Mr. Black/Banville is well in form here... It can be either plunged into without any need to reference the previous three or else taken as a welcome new installment of a sequential quartet by one of Ireland’s leading contemporary novelists."—New York Journal of Books
The Barnes & Noble Review
A Death in Summer is the fourth crime novel by Benjamin Black to revolve around the troubled character of Quirke, a pathologist living in Dublin in the bleak 1950s. This latest installment is also Black's leanest. Indeed, the novel's pace is almost brisk. A corpse materializes promptly and—Benjamin Black being the pen name of John Banville—exquisitely framed. "On the big picture window in front of the desk," Black writes, "there was a great splatter of blood and brains, like a giant peony blossom, with a gaping hole in the middle of it giving a view of rolling grasslands stretching off to the horizon." This is what remains of Richard Jewell, a newspaper tycoon who once "?had a bland sheen to him, like all rich men..." and eyes "set like rivets in a smiling mask."Jewell's chilly French widow, his unstable half sister, his groom and housekeeper are suspiciously reserved about the apparent suicide and the sense of intrigue and emotional intensity thickens when Quirke arrives on the scene, his keen intuition and his weakness for tempestuous women firmly intact.
Later, attending Jewell's memorial party, "?tipsy on the dead man's champagne and overflowing at the brim with infatuation for the man's enchanting and dangerous widow," Quirke acknowledges "?his taste for the hazard of sin" and is soon erotically entangled.

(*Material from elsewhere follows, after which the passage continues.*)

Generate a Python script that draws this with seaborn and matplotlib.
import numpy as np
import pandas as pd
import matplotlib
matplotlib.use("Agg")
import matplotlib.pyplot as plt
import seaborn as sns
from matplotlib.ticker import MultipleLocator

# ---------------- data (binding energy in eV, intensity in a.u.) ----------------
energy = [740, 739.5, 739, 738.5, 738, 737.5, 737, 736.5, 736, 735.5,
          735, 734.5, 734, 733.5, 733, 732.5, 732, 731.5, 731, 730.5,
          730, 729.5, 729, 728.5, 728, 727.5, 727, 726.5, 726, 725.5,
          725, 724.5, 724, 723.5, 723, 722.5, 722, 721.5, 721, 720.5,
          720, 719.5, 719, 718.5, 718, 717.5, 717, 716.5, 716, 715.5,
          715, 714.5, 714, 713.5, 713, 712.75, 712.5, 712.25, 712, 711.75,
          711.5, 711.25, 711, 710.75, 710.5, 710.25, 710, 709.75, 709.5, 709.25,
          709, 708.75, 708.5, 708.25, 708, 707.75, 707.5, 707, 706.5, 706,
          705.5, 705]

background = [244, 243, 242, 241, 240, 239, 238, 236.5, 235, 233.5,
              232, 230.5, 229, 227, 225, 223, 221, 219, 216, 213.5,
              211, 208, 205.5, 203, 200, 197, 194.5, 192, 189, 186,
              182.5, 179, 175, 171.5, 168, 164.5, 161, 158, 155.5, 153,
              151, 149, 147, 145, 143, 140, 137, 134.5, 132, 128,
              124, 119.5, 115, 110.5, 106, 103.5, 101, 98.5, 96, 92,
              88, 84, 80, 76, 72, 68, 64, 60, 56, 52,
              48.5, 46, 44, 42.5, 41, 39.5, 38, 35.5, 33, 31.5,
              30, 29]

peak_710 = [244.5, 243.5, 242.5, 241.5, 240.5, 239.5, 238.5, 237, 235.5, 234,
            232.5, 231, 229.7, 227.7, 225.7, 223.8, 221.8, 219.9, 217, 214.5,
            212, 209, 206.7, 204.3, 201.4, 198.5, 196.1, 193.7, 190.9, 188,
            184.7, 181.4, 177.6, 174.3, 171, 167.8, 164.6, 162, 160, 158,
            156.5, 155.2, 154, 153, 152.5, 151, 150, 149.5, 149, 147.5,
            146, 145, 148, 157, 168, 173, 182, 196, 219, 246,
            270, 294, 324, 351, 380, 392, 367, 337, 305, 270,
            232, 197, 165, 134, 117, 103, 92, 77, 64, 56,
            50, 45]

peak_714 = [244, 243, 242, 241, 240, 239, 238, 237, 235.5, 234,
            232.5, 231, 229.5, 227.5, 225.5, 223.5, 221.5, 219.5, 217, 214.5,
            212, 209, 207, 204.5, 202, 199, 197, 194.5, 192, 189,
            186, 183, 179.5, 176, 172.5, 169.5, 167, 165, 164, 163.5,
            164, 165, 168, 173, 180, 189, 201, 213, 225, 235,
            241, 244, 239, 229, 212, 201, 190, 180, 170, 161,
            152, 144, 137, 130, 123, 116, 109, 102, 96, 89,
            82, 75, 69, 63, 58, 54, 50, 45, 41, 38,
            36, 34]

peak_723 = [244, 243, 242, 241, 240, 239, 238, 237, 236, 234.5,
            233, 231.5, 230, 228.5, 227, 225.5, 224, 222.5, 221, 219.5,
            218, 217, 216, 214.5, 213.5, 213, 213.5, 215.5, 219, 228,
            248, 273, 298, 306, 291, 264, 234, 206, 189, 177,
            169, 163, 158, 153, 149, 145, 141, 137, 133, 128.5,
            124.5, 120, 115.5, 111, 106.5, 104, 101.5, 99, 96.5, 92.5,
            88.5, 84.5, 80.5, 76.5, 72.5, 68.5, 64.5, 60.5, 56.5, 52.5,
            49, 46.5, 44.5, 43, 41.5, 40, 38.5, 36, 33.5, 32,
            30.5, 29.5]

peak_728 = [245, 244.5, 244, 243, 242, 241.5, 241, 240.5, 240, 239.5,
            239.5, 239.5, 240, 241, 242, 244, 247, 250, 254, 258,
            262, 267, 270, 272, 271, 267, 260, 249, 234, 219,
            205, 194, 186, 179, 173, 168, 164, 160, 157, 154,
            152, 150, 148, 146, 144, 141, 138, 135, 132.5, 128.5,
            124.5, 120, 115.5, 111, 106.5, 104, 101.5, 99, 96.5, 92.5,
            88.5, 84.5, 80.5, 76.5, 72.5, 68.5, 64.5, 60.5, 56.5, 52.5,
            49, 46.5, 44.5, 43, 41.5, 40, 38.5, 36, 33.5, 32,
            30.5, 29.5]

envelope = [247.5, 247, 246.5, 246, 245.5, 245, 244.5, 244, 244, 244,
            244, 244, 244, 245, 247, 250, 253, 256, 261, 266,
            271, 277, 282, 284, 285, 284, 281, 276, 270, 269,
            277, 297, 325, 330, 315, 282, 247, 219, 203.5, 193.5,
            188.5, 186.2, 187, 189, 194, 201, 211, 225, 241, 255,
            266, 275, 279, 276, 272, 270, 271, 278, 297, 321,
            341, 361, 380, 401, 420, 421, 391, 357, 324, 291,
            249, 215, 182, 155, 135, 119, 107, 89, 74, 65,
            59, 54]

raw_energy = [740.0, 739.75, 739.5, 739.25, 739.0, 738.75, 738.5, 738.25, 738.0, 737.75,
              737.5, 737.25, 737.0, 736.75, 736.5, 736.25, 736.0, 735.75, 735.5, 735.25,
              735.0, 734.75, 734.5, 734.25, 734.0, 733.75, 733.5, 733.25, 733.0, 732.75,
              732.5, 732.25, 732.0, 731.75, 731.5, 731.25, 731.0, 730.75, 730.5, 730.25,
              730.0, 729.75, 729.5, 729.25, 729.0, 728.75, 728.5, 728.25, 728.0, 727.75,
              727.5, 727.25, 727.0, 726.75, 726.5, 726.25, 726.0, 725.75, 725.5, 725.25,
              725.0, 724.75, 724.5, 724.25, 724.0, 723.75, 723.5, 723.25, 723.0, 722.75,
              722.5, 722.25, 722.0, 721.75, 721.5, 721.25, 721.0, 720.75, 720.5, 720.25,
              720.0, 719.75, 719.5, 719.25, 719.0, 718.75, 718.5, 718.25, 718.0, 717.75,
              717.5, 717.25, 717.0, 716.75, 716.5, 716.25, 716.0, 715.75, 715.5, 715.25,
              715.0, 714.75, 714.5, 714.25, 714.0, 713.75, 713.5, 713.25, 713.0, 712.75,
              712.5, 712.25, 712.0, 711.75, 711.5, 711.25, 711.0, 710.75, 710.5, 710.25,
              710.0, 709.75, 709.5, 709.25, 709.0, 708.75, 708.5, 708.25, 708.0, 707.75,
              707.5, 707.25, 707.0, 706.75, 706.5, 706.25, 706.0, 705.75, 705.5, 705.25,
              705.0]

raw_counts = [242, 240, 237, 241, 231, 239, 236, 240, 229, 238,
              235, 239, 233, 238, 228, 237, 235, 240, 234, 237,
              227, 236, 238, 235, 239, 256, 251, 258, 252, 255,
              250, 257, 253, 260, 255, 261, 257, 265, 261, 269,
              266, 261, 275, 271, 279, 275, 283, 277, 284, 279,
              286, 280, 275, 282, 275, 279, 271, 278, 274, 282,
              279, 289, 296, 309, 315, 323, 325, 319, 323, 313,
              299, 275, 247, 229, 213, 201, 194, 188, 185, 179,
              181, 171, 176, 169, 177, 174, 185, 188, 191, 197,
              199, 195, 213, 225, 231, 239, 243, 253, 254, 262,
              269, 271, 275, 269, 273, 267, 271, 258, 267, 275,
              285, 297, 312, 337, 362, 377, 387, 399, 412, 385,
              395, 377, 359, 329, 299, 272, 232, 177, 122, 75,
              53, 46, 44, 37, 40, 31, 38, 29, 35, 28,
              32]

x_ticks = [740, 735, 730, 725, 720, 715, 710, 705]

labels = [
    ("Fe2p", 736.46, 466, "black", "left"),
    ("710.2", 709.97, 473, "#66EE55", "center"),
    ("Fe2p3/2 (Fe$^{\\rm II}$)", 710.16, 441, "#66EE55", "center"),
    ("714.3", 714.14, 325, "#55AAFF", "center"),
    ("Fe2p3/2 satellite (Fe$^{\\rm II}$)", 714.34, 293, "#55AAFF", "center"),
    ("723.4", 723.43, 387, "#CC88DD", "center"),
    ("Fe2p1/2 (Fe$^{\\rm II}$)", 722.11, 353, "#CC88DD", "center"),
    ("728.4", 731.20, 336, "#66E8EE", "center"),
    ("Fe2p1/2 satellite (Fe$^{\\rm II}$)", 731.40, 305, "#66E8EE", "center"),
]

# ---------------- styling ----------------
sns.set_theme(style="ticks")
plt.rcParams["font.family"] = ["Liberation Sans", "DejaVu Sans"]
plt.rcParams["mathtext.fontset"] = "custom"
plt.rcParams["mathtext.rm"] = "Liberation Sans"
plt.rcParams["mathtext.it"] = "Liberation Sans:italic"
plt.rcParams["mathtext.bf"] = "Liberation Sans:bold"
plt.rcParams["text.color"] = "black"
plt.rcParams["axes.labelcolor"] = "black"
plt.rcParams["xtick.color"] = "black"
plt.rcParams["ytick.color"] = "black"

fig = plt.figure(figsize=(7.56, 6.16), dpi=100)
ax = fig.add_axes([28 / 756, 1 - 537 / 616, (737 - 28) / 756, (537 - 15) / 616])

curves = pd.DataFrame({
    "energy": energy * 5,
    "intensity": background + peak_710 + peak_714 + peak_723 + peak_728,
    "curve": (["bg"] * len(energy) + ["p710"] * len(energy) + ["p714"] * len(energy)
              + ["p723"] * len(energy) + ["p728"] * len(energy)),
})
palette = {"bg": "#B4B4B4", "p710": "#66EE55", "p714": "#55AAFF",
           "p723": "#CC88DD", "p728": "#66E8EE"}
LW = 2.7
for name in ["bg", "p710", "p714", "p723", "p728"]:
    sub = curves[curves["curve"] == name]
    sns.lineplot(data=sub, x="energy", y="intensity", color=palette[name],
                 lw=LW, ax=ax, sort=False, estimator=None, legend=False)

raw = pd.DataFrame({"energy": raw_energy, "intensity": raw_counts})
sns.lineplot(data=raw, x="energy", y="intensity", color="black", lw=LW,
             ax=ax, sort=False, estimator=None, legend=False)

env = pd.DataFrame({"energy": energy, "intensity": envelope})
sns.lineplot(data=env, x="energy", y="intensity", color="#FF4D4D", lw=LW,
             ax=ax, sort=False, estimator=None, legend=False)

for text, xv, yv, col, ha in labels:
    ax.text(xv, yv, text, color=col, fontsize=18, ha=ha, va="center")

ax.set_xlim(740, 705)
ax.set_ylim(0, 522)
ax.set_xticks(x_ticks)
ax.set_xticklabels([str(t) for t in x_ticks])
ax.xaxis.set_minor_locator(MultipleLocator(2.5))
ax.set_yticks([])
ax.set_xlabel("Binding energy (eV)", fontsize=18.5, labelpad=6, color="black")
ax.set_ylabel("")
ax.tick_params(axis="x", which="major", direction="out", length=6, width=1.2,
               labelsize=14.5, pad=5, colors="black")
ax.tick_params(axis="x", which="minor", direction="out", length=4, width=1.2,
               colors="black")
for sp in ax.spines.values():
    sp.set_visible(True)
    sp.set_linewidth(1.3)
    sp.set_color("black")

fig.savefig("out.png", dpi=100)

Meanwhile, darker sexual impulses in Jewell's past gradually emerge as possible motives for his murder. Or was he simply the victim of a lethal business rivalry?
The answer is obvious in a plot that is plain and even predictable at times. Broad hints are punctually delivered. We learn that Jewell's half sister's depression is rooted in a childhood trauma and that his widow's steeliness was forged by her brother's death in the French Resistance. We notice that Jewell's child, a daughter, is disturbingly calm and manipulative.

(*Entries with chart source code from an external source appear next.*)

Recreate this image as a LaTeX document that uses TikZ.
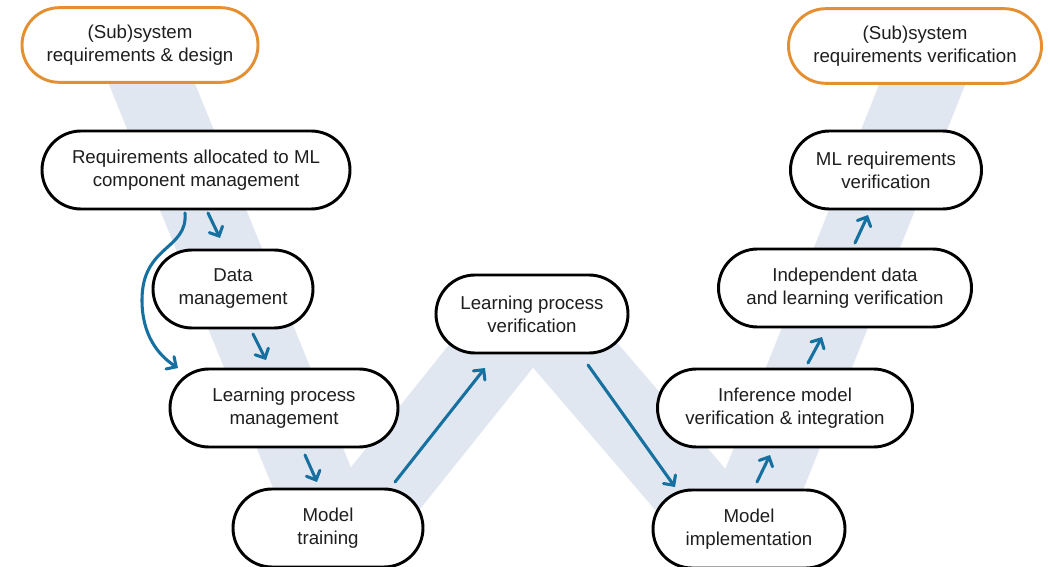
\documentclass[tikz,border=0pt]{standalone}
\usepackage{fontspec}
\setmainfont{Liberation Sans}
\usetikzlibrary{shapes.misc,arrows.meta}
\definecolor{bandc}{RGB}{225,231,240}
\definecolor{orng}{RGB}{228,144,50}
\definecolor{arr}{RGB}{22,112,160}
\definecolor{txt}{RGB}{30,30,30}
\begin{document}
\begin{tikzpicture}[x=0.75pt,y=-0.75pt,
  box/.style={rounded rectangle, draw=black, line width=2.2pt, fill=white, align=center,
    inner sep=0pt, text=txt, minimum height=58.5pt, font=\fontsize{14}{17.25}\selectfont},
  obox/.style={box, draw=orng, minimum height=56pt},
  flow/.style={draw=arr, line width=2.3pt, line cap=round,
    -{Straight Barb[length=5.5pt,width=11pt,line cap=round]}}]
\useasboundingbox[fill=white] (0,0) rectangle (1050,567);
% V band
\draw[bandc, line width=60pt, line join=bevel] (128,25) -- (339.5,545.6) -- (532,305) -- (738,545) -- (946,25);
% nodes
\node[obox, minimum width=177pt] (o1) at (140,45) {(Sub)system\\requirements \& design};
\node[box, minimum width=231pt] (n2) at (196,170) {Requirements allocated to ML\\component management};
\node[box, minimum width=120pt] (n3) at (233,289) {Data\\management};
\node[box, minimum width=171pt] (n4) at (284,408) {Learning process\\management};
\node[box, minimum width=142.5pt] (n5) at (328,528) {Model\\training};
\node[box, minimum width=144pt] (n6) at (532,314) {Learning process\\verification};
\node[box, minimum width=144pt] (n7) at (749,529) {Model\\implementation};
\node[box, minimum width=191.25pt] (n8) at (785,408) {Inference model\\verification \& integration};
\node[box, minimum width=189.75pt] (n9) at (845,288) {Independent data\\and learning verification};
\node[box, minimum width=143.25pt] (n10) at (886,170) {ML requirements\\verification};
\node[obox, minimum width=189.75pt] (o11) at (915,46) {(Sub)system\\requirements verification};
% arrow end points
\coordinate (a1) at (208,213); \coordinate (a2) at (220,238);
\coordinate (b1) at (185,213); \coordinate (b2) at (178,368);
\coordinate (c1) at (253,334); \coordinate (c2) at (266,360);
\coordinate (d1) at (305,455); \coordinate (d2) at (317,482);
\coordinate (e1) at (395,482); \coordinate (e2) at (485,368);
\coordinate (f1) at (588,365); \coordinate (f2) at (675,487);
\coordinate (g1) at (757,482); \coordinate (g2) at (770,455);
\coordinate (h1) at (808,363); \coordinate (h2) at (822,337);
\coordinate (i1) at (855,243); \coordinate (i2) at (868,215);
% arrows
\draw[flow] (a1) -- (a2);
\draw[flow] (b1) .. controls (188,250) and (142,245) .. (142,300) .. controls (142,335) and (158,355) .. (b2);
\draw[flow] (c1) -- (c2);
\draw[flow] (d1) -- (d2);
\draw[flow] (e1) -- (e2);
\draw[flow] (f1) -- (f2);
\draw[flow] (g1) -- (g2);
\draw[flow] (h1) -- (h2);
\draw[flow] (i1) -- (i2);
\end{tikzpicture}
\end{document}
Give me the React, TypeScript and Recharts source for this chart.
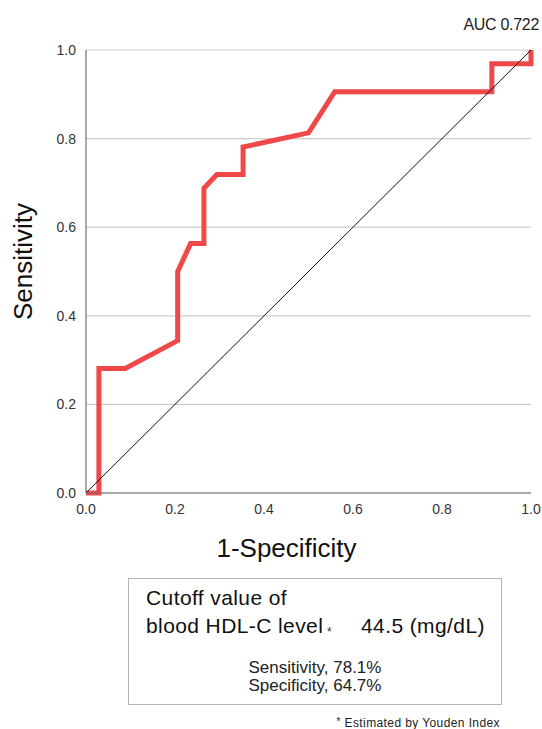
import { LineChart, Line, XAxis, YAxis, CartesianGrid, Label } from 'recharts'

// ROC curve points (1-specificity, sensitivity)
const fpr = [0, 0.029, 0.029, 0.088, 0.206, 0.206, 0.235, 0.265, 0.265, 0.294, 0.353, 0.353, 0.5, 0.559, 0.912, 0.912, 1, 1]
const tpr = [0, 0, 0.281, 0.281, 0.344, 0.5, 0.563, 0.563, 0.688, 0.719, 0.719, 0.781, 0.813, 0.906, 0.906, 0.969, 0.969, 1]
const refX = [0, 1]
const refY = [0, 1]
const axisTicks = [0, 0.2, 0.4, 0.6, 0.8, 1]

const aucText = 'AUC 0.722'
const cutoffLabel = ['Cutoff value of', 'blood HDL-C level']
const cutoffValue = '44.5 (mg/dL)'
const statLines = ['Sensitivity, 78.1%', 'Specificity, 64.7%']
const footnote = 'Estimated by Youden Index'

const rocData = fpr.map((x, i) => ({ x, y: tpr[i] }))
const refData = refX.map((x, i) => ({ x, y: refY[i] }))

const FONT = '"Liberation Sans", Arial, Helvetica, sans-serif'

export default function App() {
  return (
    <div style={{ position: 'absolute', left: 0, top: 0, width: 542, height: 729, background: '#fff', fontFamily: FONT }}>
      <LineChart width={542} height={570} margin={{ top: 50, right: 11, left: 0, bottom: 0 }}>
        <CartesianGrid vertical={false} stroke="#cccccc" strokeWidth={1.2} />
        <XAxis
          type="number"
          dataKey="x"
          domain={[0, 1]}
          ticks={axisTicks}
          tickFormatter={(v: number) => v.toFixed(1)}
          height={77}
          tickLine={false}
          tickMargin={5}
          axisLine={{ stroke: '#707070', strokeWidth: 1.2 }}
          tick={{ fill: '#333', fontSize: 14, fontFamily: FONT }}
        >
          <Label
            content={({ viewBox }: any) => (
              <text
                x={viewBox.x + viewBox.width / 2 - 22}
                y={viewBox.y + 64}
                textAnchor="middle"
                fontSize={26}
                fontFamily={FONT}
                fill="#111"
              >
                1-Specificity
              </text>
            )}
          />
        </XAxis>
        <YAxis
          type="number"
          dataKey="y"
          domain={[0, 1]}
          ticks={axisTicks}
          tickFormatter={(v: number) => v.toFixed(1)}
          width={86}
          tickLine={false}
          tickMargin={4}
          axisLine={{ stroke: '#707070', strokeWidth: 1.2 }}
          tick={{ fill: '#333', fontSize: 14, fontFamily: FONT }}
        >
          <Label
            content={({ viewBox }: any) => {
              const cx = viewBox.x + 32
              const cy = viewBox.y + viewBox.height / 2 - 10
              return (
                <text
                  x={cx}
                  y={cy}
                  transform={`rotate(-90 ${cx} ${cy})`}
                  textAnchor="middle"
                  fontSize={26}
                  fontFamily={FONT}
                  fill="#111"
                >
                  Sensitivity
                </text>
              )
            }}
          />
        </YAxis>
        <Line
          data={rocData}
          dataKey="y"
          type="linear"
          stroke="#f04848"
          strokeWidth={5}
          dot={false}
          activeDot={false}
          isAnimationActive={false}
        />
        <Line
          data={refData}
          dataKey="y"
          type="linear"
          stroke="#111"
          strokeWidth={1}
          dot={false}
          activeDot={false}
          isAnimationActive={false}
        />
      </LineChart>

      <svg width={542} height={729} style={{ position: 'absolute', left: 0, top: 0, pointerEvents: 'none' }}>
        <text x={539} y={30} textAnchor="end" fontSize={16} fontFamily={FONT} fill="#222" letterSpacing={-0.3}>
          {aucText}
        </text>
        <rect x={128.5} y={578.5} width={373} height={126} fill="none" stroke="#b4b4b4" strokeWidth={1} />
        <text x={146} y={605} fontSize={21} fontFamily={FONT} fill="#111" letterSpacing={0.4}>
          {cutoffLabel[0]}
        </text>
        <text x={146} y={633} fontSize={21} fontFamily={FONT} fill="#111" letterSpacing={0.4}>
          {cutoffLabel[1]}
        </text>
        <text x={327} y={636} fontSize={12} fontFamily={FONT} fill="#333">*</text>
        <text x={361} y={633} fontSize={21} fontFamily={FONT} fill="#111" letterSpacing={0.4}>
          {cutoffValue}
        </text>
        <text x={315} y={673} textAnchor="middle" fontSize={17} fontFamily={FONT} fill="#222">
          {statLines[0]}
        </text>
        <text x={315} y={691} textAnchor="middle" fontSize={17} fontFamily={FONT} fill="#222">
          {statLines[1]}
        </text>
        <text x={500} y={727} textAnchor="end" fontSize={12} fontFamily={FONT} fill="#222" letterSpacing={0.4}>
          <tspan fontSize={10} dy={-2}>*</tspan>
          <tspan dy={2}> {footnote}</tspan>
        </text>
      </svg>
    </div>
  )
}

Subterranean themes of child abuse, betrayal, and retribution surface as Black develops, somewhat cursorily, a romance between Quirke's daughter and his morgue assistant, who is Jewish, as was the murdered Jewell. Unifying these often distracting elements is Black's language, which, for all its noir flourishes, is recognizably Banville's: dark, sumptuous, and enveloping. There is more sunshine here than in Quirke's previous outings—Dublin bakes in summer heat—but the mood is familiarly somber and it darkens further when Quirke discovers that Jewell was a generous patron of the Catholic orphanage in which he, Quirke, spent part of his childhood. He remembers "?the particular smell of the place, a complex blend of damp stone, wet wool, tale urine, boiled cabbage, and another odor, thin and sharp and acidic, that seemed to the survivors of St. Christopher's the stink of misery itself."

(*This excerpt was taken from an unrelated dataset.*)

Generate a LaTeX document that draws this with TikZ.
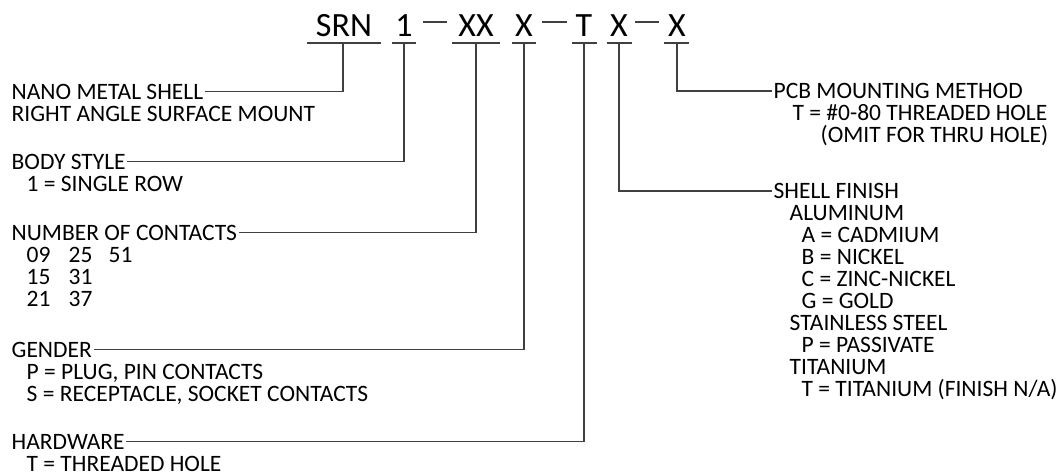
\documentclass[tikz,border=0pt]{standalone}
\usepackage{fontspec}
\setmainfont{Carlito}
\definecolor{linegray}{HTML}{404040}
\begin{document}
\begin{tikzpicture}[x=1pt,y=-1pt,
  lbl/.style={anchor=base west, inner xsep=1.5pt, inner ysep=0pt,
    font=\fontsize{23.5}{22}\selectfont, text height=15pt, text depth=0pt},
  code/.style={anchor=base, inner sep=0pt, font=\fontsize{34}{34}\selectfont},
  ln/.style={draw=linegray, line width=1.1pt}]
\useasboundingbox (0,0) rectangle (1060,475);

% ---- part number code ----
\node[code] (srn) at (344,36) {SRN};
\node[code] (c1)  at (404,36) {1};
\node[code] (cxx) at (476,36) {XX};
\node[code] (cx1) at (524,36) {X};
\node[code] (ct)  at (584,36) {T};
\node[code] (cx2) at (619,36) {X};
\node[code] (cx3) at (677,36) {X};

% dashes
\coordinate (d1a) at (423,22); \coordinate (d1b) at (447,22);
\coordinate (d2a) at (542,22); \coordinate (d2b) at (567,22);
\coordinate (d3a) at (635,22); \coordinate (d3b) at (659,22);
\draw[ln] (d1a) -- (d1b);
\draw[ln] (d2a) -- (d2b);
\draw[ln] (d3a) -- (d3b);

% underlines
\draw[ln] (307,43) -- (381,43);
\draw[ln] (392,43) -- (416,43);
\draw[ln] (452,43) -- (500,43);
\draw[ln] (512,43) -- (536,43);
\draw[ln] (572,43) -- (597,43);
\draw[ln] (607,43) -- (632,43);
\draw[ln] (664,43) -- (689,43);

\coordinate (u1) at (343,43);
\coordinate (u2) at (404,43);
\coordinate (u3) at (476,43);
\coordinate (u4) at (524,43);
\coordinate (u5) at (584,43);
\coordinate (u6) at (619,43);
\coordinate (u7) at (677,43);

% ---- left descriptions ----
\node[lbl] (nano) at (10,99) {NANO METAL SHELL};
\node[lbl] (nano2) at (10,121) {RIGHT ANGLE SURFACE MOUNT};

\node[lbl] (body) at (10,169) {BODY STYLE};
\node[lbl] (body1) at (25,191) {1 = SINGLE ROW};

\node[lbl] (num) at (10,240) {NUMBER OF CONTACTS};
\node[lbl] (n09) at (25,262) {09};
\node[lbl] (n25) at (67,262) {25};
\node[lbl] (n51) at (107,262) {51};
\node[lbl] (n15) at (25,284) {15};
\node[lbl] (n31) at (67,284) {31};
\node[lbl] (n21) at (25,306) {21};
\node[lbl] (n37) at (67,306) {37};

\node[lbl] (gender) at (10,357) {GENDER};
\node[lbl] (gp) at (25,379) {P = PLUG, PIN CONTACTS};
\node[lbl] (gs) at (25,401) {S = RECEPTACLE, SOCKET CONTACTS};

\node[lbl] (hw) at (10,449) {HARDWARE};
\node[lbl] (hwt) at (25,471) {T = THREADED HOLE};

% ---- right descriptions ----
\node[lbl] (pcb) at (772,98.5) {PCB MOUNTING METHOD};
\node[lbl] (pcb1) at (791,120.5) {T = \#0-80 THREADED HOLE};
\node[lbl] (pcb2) at (819,142.5) {(OMIT FOR THRU HOLE)};

\node[lbl] (shell) at (772,198.5) {SHELL FINISH};
\node[lbl] (alu) at (788,220.5) {ALUMINUM};
\node[lbl] (sa) at (800,242.5) {A = CADMIUM};
\node[lbl] (sb) at (800,264.5) {B = NICKEL};
\node[lbl] (sc) at (800,286.5) {C = ZINC-NICKEL};
\node[lbl] (sg) at (800,308.5) {G = GOLD};
\node[lbl] (ss) at (788,330.5) {STAINLESS STEEL};
\node[lbl] (sp) at (800,352.5) {P = PASSIVATE};
\node[lbl] (ti) at (788,374.5) {TITANIUM};
\node[lbl] (st) at (800,396.5) {T = TITANIUM (FINISH N/A)};

% ---- connectors ----
\draw[ln] (u1) |- (nano.east);
\draw[ln] (u2) |- (body.east);
\draw[ln] (u3) |- (num.east);
\draw[ln] (u4) |- (gender.east);
\draw[ln] (u5) |- (hw.east);
\draw[ln] (u6) |- (shell.west);
\draw[ln] (u7) |- (pcb.west);
\end{tikzpicture}
\end{document}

As in previous Black (and some Banville) novels, the fictional horror here is based on real events and the city of Dublin is evoked with Joycean clarity. When it comes to action and resolution, however, Black prefers to hint at an outcome or to leave matters unresolved, reinforcing the sense that in his refined brand of noir mood trumps mayhem.
Anna Mundow writes "The Interview" and the "Historical Novels" columns for The Boston Globe and is a contributor to The Irish Times.